Transcribe each line of the records below exactly, excluding any embedded images.

[begin DATA TO PROCESS]

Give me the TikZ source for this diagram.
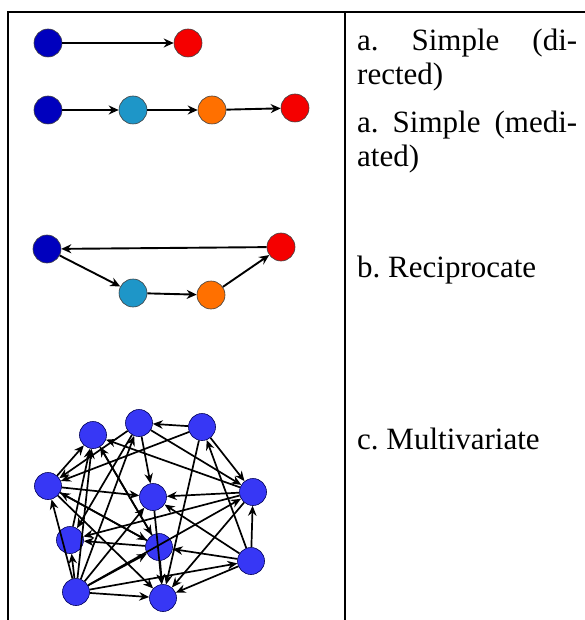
\documentclass[tikz,border=0pt]{standalone}
\usepackage{fontspec}
\setmainfont{Liberation Serif}
\usetikzlibrary{arrows.meta}
\definecolor{navy}{RGB}{0,0,190}
\definecolor{redn}{RGB}{245,0,0}
\definecolor{tealn}{RGB}{30,150,200}
\definecolor{orng}{RGB}{255,112,0}
\definecolor{mblue}{RGB}{55,55,245}
\tikzset{
  arr/.style={-{Stealth[length=10pt,width=9pt]}, line width=1.9pt},
  marr/.style={-{Stealth[length=10pt,width=8.5pt]}, line width=1.7pt},
  dot/.style={circle, draw=black!75, line width=0.6pt, minimum size=28pt, inner sep=0pt},
  mdot/.style={dot, fill=mblue, draw=blue!35!black, minimum size=27pt},
  cell/.style={anchor=base west, inner sep=0pt, font=\fontsize{31}{35}\selectfont},
  grid/.style={line width=1.6pt},
}
\frenchspacing

\begin{document}
\begin{tikzpicture}[x=1pt, y=-1pt]
\useasboundingbox (0,0) rectangle (585,620);
% table rules
\draw[grid] (8,620) -- (8,12) -- (585,12);
\draw[grid] (345,12) -- (345,620);

% a. simple (directed)
\node[dot, fill=navy] (d1) at (48,43) {};
\node[dot, fill=redn] (d2) at (188,43) {};
\draw[arr] (d1) -- (d2);

% a. simple (mediated)
\node[dot, fill=navy]  (m1) at (48,110) {};
\node[dot, fill=tealn] (m2) at (133,110) {};
\node[dot, fill=orng]  (m3) at (212,110) {};
\node[dot, fill=redn]  (m4) at (295,108) {};
\draw[arr] (m1) -- (m2);
\draw[arr] (m2) -- (m3);
\draw[arr] (m3) -- (m4);

% b. reciprocate
\node[dot, fill=navy]  (r1) at (47,249) {};
\node[dot, fill=tealn] (r2) at (133,293) {};
\node[dot, fill=orng]  (r3) at (211,295) {};
\node[dot, fill=redn]  (r4) at (281,247) {};
\draw[arr] (r1) -- (r2);
\draw[arr] (r2) -- (r3);
\draw[arr] (r3) -- (r4);
\draw[arr] (r4) -- (r1);

% c. multivariate
\node[mdot] (v1)  at (93,435)  {};
\node[mdot] (v2)  at (139,423) {};
\node[mdot] (v3)  at (202,427) {};
\node[mdot] (v4)  at (48,486)  {};
\node[mdot] (v5)  at (153,497) {};
\node[mdot] (v6)  at (253,492) {};
\node[mdot] (v7)  at (70,540)  {};
\node[mdot] (v8)  at (159,547) {};
\node[mdot] (v9)  at (251,561) {};
\node[mdot] (v10) at (76,592)  {};
\node[mdot] (v11) at (163,598) {};
\foreach \s/\t in {3/2, 2/5, 3/6, 9/3, 6/5, 2/6, 6/1, 4/5, 3/4, 2/4, 4/1,
                   7/1, 10/1, 10/2, 10/5, 10/8, 10/6, 10/11, 10/4, 10/7,
                   4/11, 4/8, 8/7, 6/7, 9/6, 9/8, 9/5, 9/11, 6/11, 3/11,
                   5/11, 8/11, 1/8, 2/7, 10/9, 8/1, 8/4}
  \draw[marr] (v\s) -- (v\t);

% labels
\node[cell] (t1) at (357,51)  {\makebox[220pt][s]{a. Simple (di-}};
\node[cell] (t2) at (357,85)  {rected)};
\node[cell] (t3) at (357,133) {\makebox[220pt][s]{a. Simple (medi-}};
\node[cell] (t4) at (357,167) {ated)};
\node[cell] (t5) at (357,277) {b. Reciprocate};
\node[cell] (t6) at (357,449) {c. Multivariate};
\end{tikzpicture}
\end{document}
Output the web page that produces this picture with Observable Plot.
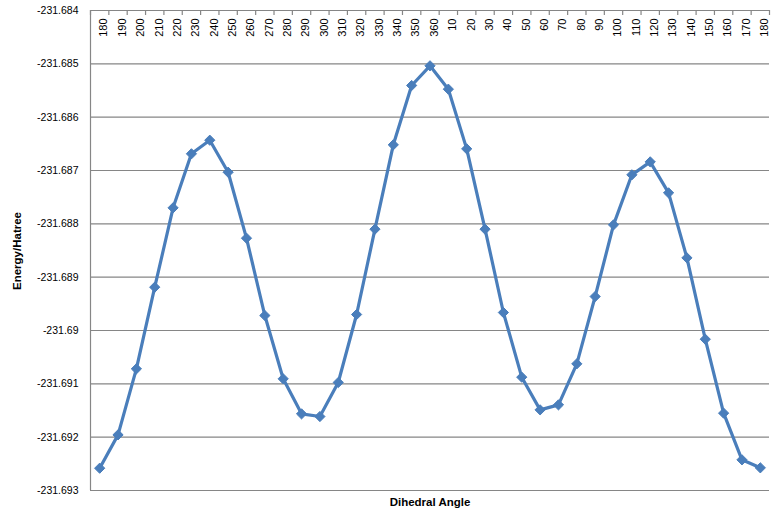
<!DOCTYPE html>
<html>
<head>
<meta charset="utf-8">
<script src="https://cdn.jsdelivr.net/npm/d3@7"></script>
<script src="https://cdn.jsdelivr.net/npm/@observablehq/plot@0.6"></script>
<style>
  html, body { margin: 0; padding: 0; background: #fff; }
  #chart svg { display: block; }
</style>
</head>
<body>
<div id="chart"></div>
<script>
const angleLabels = ["180","190","200","210","220","230","240","250","260","270","280","290","300","310","320","330","340","350","360","10","20","30","40","50","60","70","80","90","100","110","120","130","140","150","160","170","180"];
const energies = [-231.692582,-231.691957,-231.690719,-231.689188,-231.687700,-231.686687,-231.686432,-231.687032,-231.688269,-231.689719,-231.690906,-231.691563,-231.691613,-231.690975,-231.689700,-231.688100,-231.686519,-231.685406,-231.685037,-231.685475,-231.686594,-231.688100,-231.689663,-231.690875,-231.691488,-231.691394,-231.690625,-231.689363,-231.688019,-231.687081,-231.686838,-231.687419,-231.688638,-231.690163,-231.691550,-231.692425,-231.692575];
const yTicks = [-231.684,-231.685,-231.686,-231.687,-231.688,-231.689,-231.69,-231.691,-231.692,-231.693];
const xTitle = "Dihedral Angle";
const yTitle = "Energy/Hatree";

const data = energies.map((e, i) => ({i, label: angleLabels[i], e}));
const boundaries = d3.range(angleLabels.length + 1).map(k => k - 0.5);

const grid = "#868686";
const blue = "#4a7ebb";
const font = "Liberation Sans, Arial, sans-serif";

const chart = Plot.plot({
  width: 777,
  height: 521,
  marginLeft: 90,
  marginRight: 8,
  marginTop: 10,
  marginBottom: 31,
  style: {fontFamily: font, fontSize: "10.5px", color: "#000", background: "#fff"},
  x: {type: "linear", domain: [-0.5, angleLabels.length - 0.5], axis: null},
  y: {domain: [-231.693, -231.684], axis: null},
  marks: [
    Plot.ruleY(yTicks, {stroke: grid, strokeWidth: 1.2}),
    Plot.ruleX([-0.5], {stroke: grid, strokeWidth: 1.2}),
    Plot.tickX(boundaries, {x: d => d, stroke: grid, strokeWidth: 1.2, insetBottom: 475}),
    Plot.axisY({ticks: yTicks, tickSize: 0, tickPadding: 12, tickFormat: d => String(d), label: null, fontSize: 10.5}),
    Plot.text(data, {x: "i", text: "label", frameAnchor: "top", rotate: -90, textAnchor: "end", dy: 8, fontSize: 11, fill: "#000"}),
    Plot.line(data, {x: "i", y: "e", stroke: blue, strokeWidth: 3.2, strokeLinejoin: "round"}),
    Plot.dot(data, {x: "i", y: "e", symbol: "diamond2", r: 4.6, fill: blue, stroke: blue, strokeWidth: 1}),
    Plot.text([xTitle], {frameAnchor: "bottom", dy: 15, text: d => d, fontWeight: "bold", fontSize: 11.5, fill: "#000"})
  ]
});

const svg = d3.select(chart);
svg.append("text")
  .attr("transform", "translate(18,251) rotate(-90)")
  .attr("text-anchor", "middle")
  .attr("dominant-baseline", "middle")
  .style("font-family", font)
  .style("font-weight", "bold")
  .style("font-size", "11.5px")
  .text(yTitle);

document.getElementById("chart").appendChild(chart);
</script>
</body>
</html>
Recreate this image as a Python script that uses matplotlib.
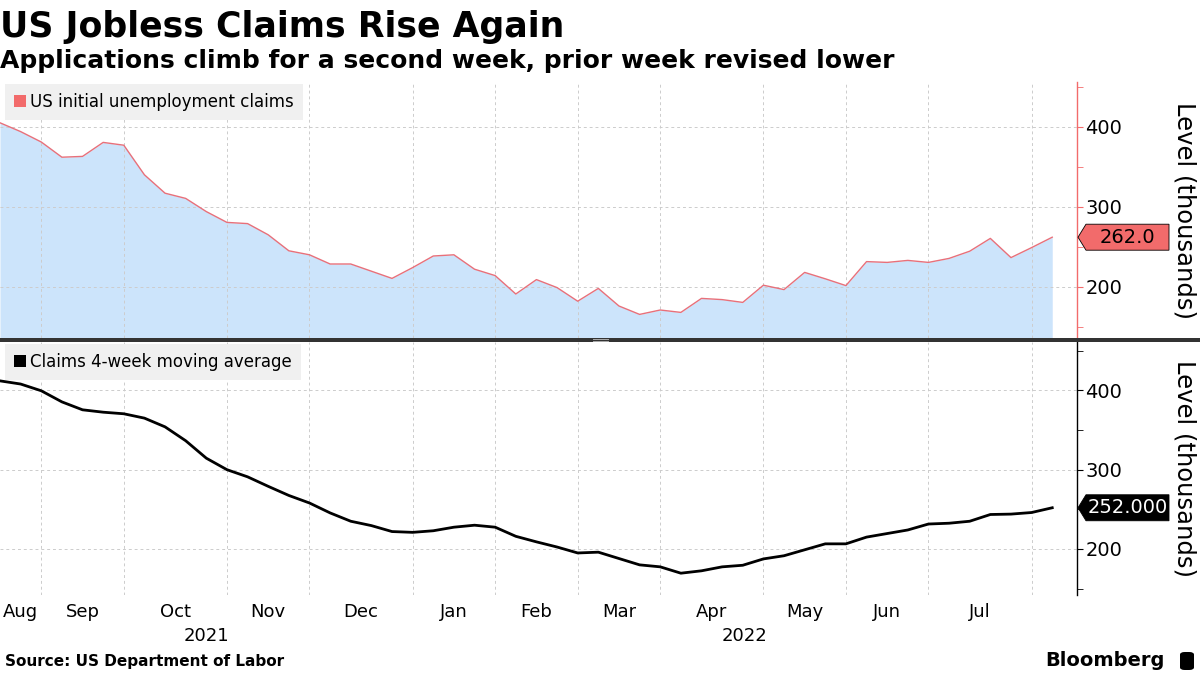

[end DATA TO PROCESS]

▶ SOLUTION TO THE EXERCISE
Give me the TikZ source for this diagram.
\documentclass[tikz,border=0pt]{standalone}
\usepackage{fontspec}
\setmainfont{Liberation Serif}
\usetikzlibrary{arrows.meta}
\definecolor{navy}{RGB}{0,0,190}
\definecolor{redn}{RGB}{245,0,0}
\definecolor{tealn}{RGB}{30,150,200}
\definecolor{orng}{RGB}{255,112,0}
\definecolor{mblue}{RGB}{55,55,245}
\tikzset{
  arr/.style={-{Stealth[length=10pt,width=9pt]}, line width=1.9pt},
  marr/.style={-{Stealth[length=10pt,width=8.5pt]}, line width=1.7pt},
  dot/.style={circle, draw=black!75, line width=0.6pt, minimum size=28pt, inner sep=0pt},
  mdot/.style={dot, fill=mblue, draw=blue!35!black, minimum size=27pt},
  cell/.style={anchor=base west, inner sep=0pt, font=\fontsize{31}{35}\selectfont},
  grid/.style={line width=1.6pt},
}
\frenchspacing

\begin{document}
\begin{tikzpicture}[x=1pt, y=-1pt]
\useasboundingbox (0,0) rectangle (585,620);
% table rules
\draw[grid] (8,620) -- (8,12) -- (585,12);
\draw[grid] (345,12) -- (345,620);

% a. simple (directed)
\node[dot, fill=navy] (d1) at (48,43) {};
\node[dot, fill=redn] (d2) at (188,43) {};
\draw[arr] (d1) -- (d2);

% a. simple (mediated)
\node[dot, fill=navy]  (m1) at (48,110) {};
\node[dot, fill=tealn] (m2) at (133,110) {};
\node[dot, fill=orng]  (m3) at (212,110) {};
\node[dot, fill=redn]  (m4) at (295,108) {};
\draw[arr] (m1) -- (m2);
\draw[arr] (m2) -- (m3);
\draw[arr] (m3) -- (m4);

% b. reciprocate
\node[dot, fill=navy]  (r1) at (47,249) {};
\node[dot, fill=tealn] (r2) at (133,293) {};
\node[dot, fill=orng]  (r3) at (211,295) {};
\node[dot, fill=redn]  (r4) at (281,247) {};
\draw[arr] (r1) -- (r2);
\draw[arr] (r2) -- (r3);
\draw[arr] (r3) -- (r4);
\draw[arr] (r4) -- (r1);

% c. multivariate
\node[mdot] (v1)  at (93,435)  {};
\node[mdot] (v2)  at (139,423) {};
\node[mdot] (v3)  at (202,427) {};
\node[mdot] (v4)  at (48,486)  {};
\node[mdot] (v5)  at (153,497) {};
\node[mdot] (v6)  at (253,492) {};
\node[mdot] (v7)  at (70,540)  {};
\node[mdot] (v8)  at (159,547) {};
\node[mdot] (v9)  at (251,561) {};
\node[mdot] (v10) at (76,592)  {};
\node[mdot] (v11) at (163,598) {};
\foreach \s/\t in {3/2, 2/5, 3/6, 9/3, 6/5, 2/6, 6/1, 4/5, 3/4, 2/4, 4/1,
                   7/1, 10/1, 10/2, 10/5, 10/8, 10/6, 10/11, 10/4, 10/7,
                   4/11, 4/8, 8/7, 6/7, 9/6, 9/8, 9/5, 9/11, 6/11, 3/11,
                   5/11, 8/11, 1/8, 2/7, 10/9, 8/1, 8/4}
  \draw[marr] (v\s) -- (v\t);

% labels
\node[cell] (t1) at (357,51)  {\makebox[220pt][s]{a. Simple (di-}};
\node[cell] (t2) at (357,85)  {rected)};
\node[cell] (t3) at (357,133) {\makebox[220pt][s]{a. Simple (medi-}};
\node[cell] (t4) at (357,167) {ated)};
\node[cell] (t5) at (357,277) {b. Reciprocate};
\node[cell] (t6) at (357,449) {c. Multivariate};
\end{tikzpicture}
\end{document}
Output the web page that produces this picture with Observable Plot.
<!DOCTYPE html>
<html>
<head>
<meta charset="utf-8">
<script src="https://cdn.jsdelivr.net/npm/d3@7"></script>
<script src="https://cdn.jsdelivr.net/npm/@observablehq/plot@0.6"></script>
<style>
  html, body { margin: 0; padding: 0; background: #fff; }
  #chart svg { display: block; }
</style>
</head>
<body>
<div id="chart"></div>
<script>
const angleLabels = ["180","190","200","210","220","230","240","250","260","270","280","290","300","310","320","330","340","350","360","10","20","30","40","50","60","70","80","90","100","110","120","130","140","150","160","170","180"];
const energies = [-231.692582,-231.691957,-231.690719,-231.689188,-231.687700,-231.686687,-231.686432,-231.687032,-231.688269,-231.689719,-231.690906,-231.691563,-231.691613,-231.690975,-231.689700,-231.688100,-231.686519,-231.685406,-231.685037,-231.685475,-231.686594,-231.688100,-231.689663,-231.690875,-231.691488,-231.691394,-231.690625,-231.689363,-231.688019,-231.687081,-231.686838,-231.687419,-231.688638,-231.690163,-231.691550,-231.692425,-231.692575];
const yTicks = [-231.684,-231.685,-231.686,-231.687,-231.688,-231.689,-231.69,-231.691,-231.692,-231.693];
const xTitle = "Dihedral Angle";
const yTitle = "Energy/Hatree";

const data = energies.map((e, i) => ({i, label: angleLabels[i], e}));
const boundaries = d3.range(angleLabels.length + 1).map(k => k - 0.5);

const grid = "#868686";
const blue = "#4a7ebb";
const font = "Liberation Sans, Arial, sans-serif";

const chart = Plot.plot({
  width: 777,
  height: 521,
  marginLeft: 90,
  marginRight: 8,
  marginTop: 10,
  marginBottom: 31,
  style: {fontFamily: font, fontSize: "10.5px", color: "#000", background: "#fff"},
  x: {type: "linear", domain: [-0.5, angleLabels.length - 0.5], axis: null},
  y: {domain: [-231.693, -231.684], axis: null},
  marks: [
    Plot.ruleY(yTicks, {stroke: grid, strokeWidth: 1.2}),
    Plot.ruleX([-0.5], {stroke: grid, strokeWidth: 1.2}),
    Plot.tickX(boundaries, {x: d => d, stroke: grid, strokeWidth: 1.2, insetBottom: 475}),
    Plot.axisY({ticks: yTicks, tickSize: 0, tickPadding: 12, tickFormat: d => String(d), label: null, fontSize: 10.5}),
    Plot.text(data, {x: "i", text: "label", frameAnchor: "top", rotate: -90, textAnchor: "end", dy: 8, fontSize: 11, fill: "#000"}),
    Plot.line(data, {x: "i", y: "e", stroke: blue, strokeWidth: 3.2, strokeLinejoin: "round"}),
    Plot.dot(data, {x: "i", y: "e", symbol: "diamond2", r: 4.6, fill: blue, stroke: blue, strokeWidth: 1}),
    Plot.text([xTitle], {frameAnchor: "bottom", dy: 15, text: d => d, fontWeight: "bold", fontSize: 11.5, fill: "#000"})
  ]
});

const svg = d3.select(chart);
svg.append("text")
  .attr("transform", "translate(18,251) rotate(-90)")
  .attr("text-anchor", "middle")
  .attr("dominant-baseline", "middle")
  .style("font-family", font)
  .style("font-weight", "bold")
  .style("font-size", "11.5px")
  .text(yTitle);

document.getElementById("chart").appendChild(chart);
</script>
</body>
</html>
Recreate this image as a Python script that uses matplotlib.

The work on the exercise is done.